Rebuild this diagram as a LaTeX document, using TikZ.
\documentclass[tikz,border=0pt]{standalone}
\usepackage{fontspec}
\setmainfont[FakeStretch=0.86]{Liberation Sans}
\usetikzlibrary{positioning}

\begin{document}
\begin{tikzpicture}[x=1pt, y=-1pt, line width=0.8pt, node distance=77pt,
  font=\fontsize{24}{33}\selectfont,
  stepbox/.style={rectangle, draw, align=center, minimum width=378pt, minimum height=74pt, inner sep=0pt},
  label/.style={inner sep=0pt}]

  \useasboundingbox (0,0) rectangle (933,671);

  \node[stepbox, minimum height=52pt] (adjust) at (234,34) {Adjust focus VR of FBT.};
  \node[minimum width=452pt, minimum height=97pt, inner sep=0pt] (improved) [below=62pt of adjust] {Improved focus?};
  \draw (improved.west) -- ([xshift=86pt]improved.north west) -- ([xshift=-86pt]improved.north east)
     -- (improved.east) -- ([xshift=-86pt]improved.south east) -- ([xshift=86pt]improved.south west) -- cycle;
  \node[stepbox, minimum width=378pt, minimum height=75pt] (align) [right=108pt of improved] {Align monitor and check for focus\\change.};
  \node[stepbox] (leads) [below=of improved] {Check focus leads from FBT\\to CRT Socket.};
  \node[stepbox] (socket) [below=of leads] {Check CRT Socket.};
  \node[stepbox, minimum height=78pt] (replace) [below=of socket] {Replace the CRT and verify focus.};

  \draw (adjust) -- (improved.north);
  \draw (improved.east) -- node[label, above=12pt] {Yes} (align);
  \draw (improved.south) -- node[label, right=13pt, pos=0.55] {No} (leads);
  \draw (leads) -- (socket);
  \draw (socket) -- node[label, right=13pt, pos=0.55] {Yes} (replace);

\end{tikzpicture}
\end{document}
= = = = =
** TASK TO COMPLETE **
Write the material out again word for word.

** RESULT **
Rebuild this diagram as a LaTeX document, using TikZ.
\documentclass[tikz,border=0pt]{standalone}
\usepackage{fontspec}
\setmainfont[FakeStretch=0.86]{Liberation Sans}
\usetikzlibrary{positioning}

\begin{document}
\begin{tikzpicture}[x=1pt, y=-1pt, line width=0.8pt, node distance=77pt,
  font=\fontsize{24}{33}\selectfont,
  stepbox/.style={rectangle, draw, align=center, minimum width=378pt, minimum height=74pt, inner sep=0pt},
  label/.style={inner sep=0pt}]

  \useasboundingbox (0,0) rectangle (933,671);

  \node[stepbox, minimum height=52pt] (adjust) at (234,34) {Adjust focus VR of FBT.};
  \node[minimum width=452pt, minimum height=97pt, inner sep=0pt] (improved) [below=62pt of adjust] {Improved focus?};
  \draw (improved.west) -- ([xshift=86pt]improved.north west) -- ([xshift=-86pt]improved.north east)
     -- (improved.east) -- ([xshift=-86pt]improved.south east) -- ([xshift=86pt]improved.south west) -- cycle;
  \node[stepbox, minimum width=378pt, minimum height=75pt] (align) [right=108pt of improved] {Align monitor and check for focus\\change.};
  \node[stepbox] (leads) [below=of improved] {Check focus leads from FBT\\to CRT Socket.};
  \node[stepbox] (socket) [below=of leads] {Check CRT Socket.};
  \node[stepbox, minimum height=78pt] (replace) [below=of socket] {Replace the CRT and verify focus.};

  \draw (adjust) -- (improved.north);
  \draw (improved.east) -- node[label, above=12pt] {Yes} (align);
  \draw (improved.south) -- node[label, right=13pt, pos=0.55] {No} (leads);
  \draw (leads) -- (socket);
  \draw (socket) -- node[label, right=13pt, pos=0.55] {Yes} (replace);

\end{tikzpicture}
\end{document}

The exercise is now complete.